Последняя, уже названная выше, - «Выбранные места из неотправленных e-mail-ов», «вольная поэма», состоящая из девяти частей, написанных свободным стихом, каждая из которых завершается «моралью», причем мораль эта, облеченная иногда в шутливую форму, чрезвычайно серьезна. Кибиров во всей книге, но в этой поэме в особенности, отстаивает необходимость трезвой оценки добра и зла, твердость нравственных критериев, ценность жизни, несомненность высокого назначения искусства. Все три поэмы перемежаются своеобразными отступлениями, которые автор называет рекламными паузами и строит по принципу смеси центонов из онегинских строк, перемежающихся слоганами современного радио и телевидения. Во всех этих паузах строки из «Евгения Онегина» звучат иногда в несколько пародийно-непривычном ключе, но в действительности этот монтаж еще и еще раз подтверждает, что роман Пушкина во всех отношениях абсолютно живой и современный текст для первого десятилетия XXI века:
РЕКЛАМНАЯ ПАУЗА
В рамках национального проекта «Читают все!» Синхрон: Он меж печатными строками Читал духовными глазами Другие строки... Новый блокбастер От создателей «Братвы-4»! Синхрон: Спор громче, громче, вдруг Евгений Хватает длинный нож, и вмиг Повержен Ленский! Море адреналина! Синхрон: Под грудь он был навылет ранен, Дымясь из раны кровь текла. Настоящие мужчины! Синхрон: Они друг другу в тишине Готовят гибель хладнокровно. Настоящие женщины! Синхрон: Которых позднею порой Уносят дрожки удалые По петербургской мостовой! Настоящий драйв! Синхрон: Вот пистолеты уж блеснули, В граненый ствол уходят пули, И щелкнул в первый раз курок. Гоша Куценко! Синхрон: Мое - сказал Евгений грозно. Жанна Фриске! Синхрон: Она должна в нем ненавидеть Убийцу брата своего ! Ксения Собчак! Синхрон: Уж хитрость ведает она, Уж изменять научена! Дима Билан! Синхрон: Он, правда, в туз из пистолета В пяти саженях попадал! Саундтрек группы «Бикфордов шнур»! «Золотой «Броненосец Потемкин» За лучшие спецэффекты! Синхрон: Все в изумленье. Ленский сам Не верит собственным глазам. НАША классика! Синхрон: О Русь! на НАШЕМ ТV! Синхрон: Онегин, верно, ждет уж нас! Криминальная драма «Две пули - больше ничего!» Синхрон: И шайка вся сокрылась вдруг! Спонсор показа - пиво «Три толстяка».

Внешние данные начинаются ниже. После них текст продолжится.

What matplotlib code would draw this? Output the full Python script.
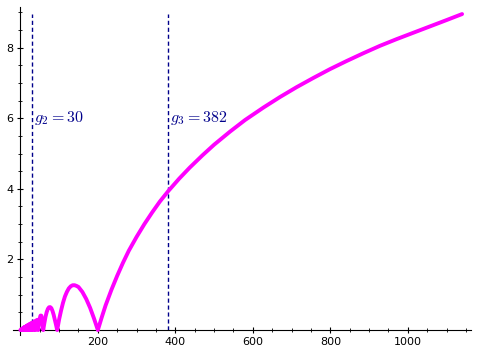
import matplotlib
matplotlib.use("Agg")
import matplotlib.pyplot as plt
from matplotlib.ticker import MultipleLocator

# curve data
curve_x = [0, 2, 3, 4.5, 5, 6, 7, 8, 9, 10, 11, 12, 13, 14, 15, 16, 17, 18.2, 19.5, 20.8, 22,
           23.5, 25, 26.8, 28.5, 30.7, 33, 36, 39, 40.5, 42, 43.5, 45, 46,
           48, 50, 52, 54, 56, 58, 59,
           62, 65, 68, 71, 74, 77, 80, 83, 86, 89, 92, 95,
           100, 105, 110, 115, 120, 125, 130, 135, 140, 145, 150, 160, 170, 180, 190, 200,
           210, 220, 235, 250, 265, 280, 300, 320, 340, 360, 382, 410, 437, 470, 500,
           541, 580, 627, 670, 713, 756, 799, 842, 885, 928, 971, 1014, 1057, 1100, 1140]
curve_y = [0, 0.02, 0, 0.035, 0, 0.05, 0, 0.065, 0, 0.08, 0, 0.09, 0, 0.105, 0, 0.12, 0, 0.135, 0, 0.15, 0,
           0.17, 0, 0.19, 0, 0.21, 0, 0.25, 0, 0.17, 0.28, 0.29, 0.15, 0,
           0.18, 0.33, 0.41, 0.41, 0.3, 0.1, 0,
           0.2, 0.38, 0.51, 0.6, 0.645, 0.65, 0.62, 0.54, 0.43, 0.29, 0.15, 0,
           0.3, 0.55, 0.77, 0.95, 1.08, 1.18, 1.24, 1.27, 1.27, 1.25, 1.22, 1.08, 0.88, 0.63, 0.33, 0,
           0.36, 0.70, 1.14, 1.54, 1.91, 2.25, 2.64, 3.00, 3.33, 3.64, 3.94, 4.29, 4.60, 4.95, 5.25,
           5.62, 5.95, 6.30, 6.60, 6.88, 7.14, 7.39, 7.62, 7.84, 8.05, 8.24, 8.42, 8.60, 8.78, 8.95]

marker_x = [30, 382]
marker_labels = [r"$g_2 = 30$", r"$g_3 = 382$"]
line_top = 8.95
label_y = 6.0

x_ticks = [200, 400, 600, 800, 1000]
y_ticks = [2, 4, 6, 8]

plt.rcParams['mathtext.fontset'] = 'cm'

fig = plt.figure(figsize=(4.78, 3.56), dpi=100)
ax = fig.add_axes([13/478, 21/356, (471-13)/478, (335-7)/356])

ax.plot(curve_x, curve_y, color='#ff00ff', linewidth=2.8, solid_capstyle='round', solid_joinstyle='round', zorder=3)

for gx, lab in zip(marker_x, marker_labels):
    ax.plot([gx, gx], [0, line_top], color='#00008b', linewidth=1.0, linestyle=(0, (3, 2)), zorder=2)
    ax.text(gx + 4, label_y, lab, color='#00008b', fontsize=11.5, ha='left', va='center')

ax.set_xlim(-19, 1163)
ax.set_ylim(-0.14, 9.15)

for s in ['top', 'right']:
    ax.spines[s].set_visible(False)
ax.spines['left'].set_position(('data', 0))
ax.spines['bottom'].set_position(('data', 0))
ax.spines['left'].set_linewidth(0.8)
ax.spines['bottom'].set_linewidth(0.8)

ax.set_xticks(x_ticks)
ax.set_xticklabels([str(v) for v in x_ticks])
ax.set_yticks(y_ticks)
ax.set_yticklabels([str(v) for v in y_ticks])
ax.xaxis.set_minor_locator(MultipleLocator(50))
ax.yaxis.set_minor_locator(MultipleLocator(0.5))
ax.tick_params(axis='both', which='major', labelsize=8, length=4, width=0.8, direction='inout')
ax.tick_params(axis='both', which='minor', length=2.5, width=0.6, direction='inout')
ax.tick_params(axis='x', pad=3)
ax.tick_params(axis='y', pad=3)

fig.savefig("out.png", dpi=100)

Завершается книга «Венком сонетов» и подборкой стихотворений, цикл которых назван «Комментарии». От «Вступительного центона», открывающего книгу, и до последних строк этой книги читатель сталкивается с уже знакомыми темами и приемами Кибирова и не перестает удивляться тому, как это все связывается с абсолютно новым, чего еще не бывало. Все тексты, как всегда, объединяет замечательное умение поэта соединять самые традиционные стороны русской словесности с обозначением «интеллектуального быта» современной жизни («давно не читаю посты») и точная афористичность (чего стоит хотя бы «─Мораль из моды вышла ныне, А православие вошло»). Несколько раз на страницах книги появляется описанная с редким теплом, грустью, трепетом и юмором покойная бабушка - Роза Васильевна. «Непостыдная кончина» - так называет поэт последнюю часть своей третьей поэмы, где говорит о ее смерти и похоронах. Как и другие части, кончается она моралью:
Мораль: Любезный читатель! Собираясь навестить любимую бабушку, не забудь побриться. И, если ей так уж это нравится, надень костюм. Чего тебе стоит?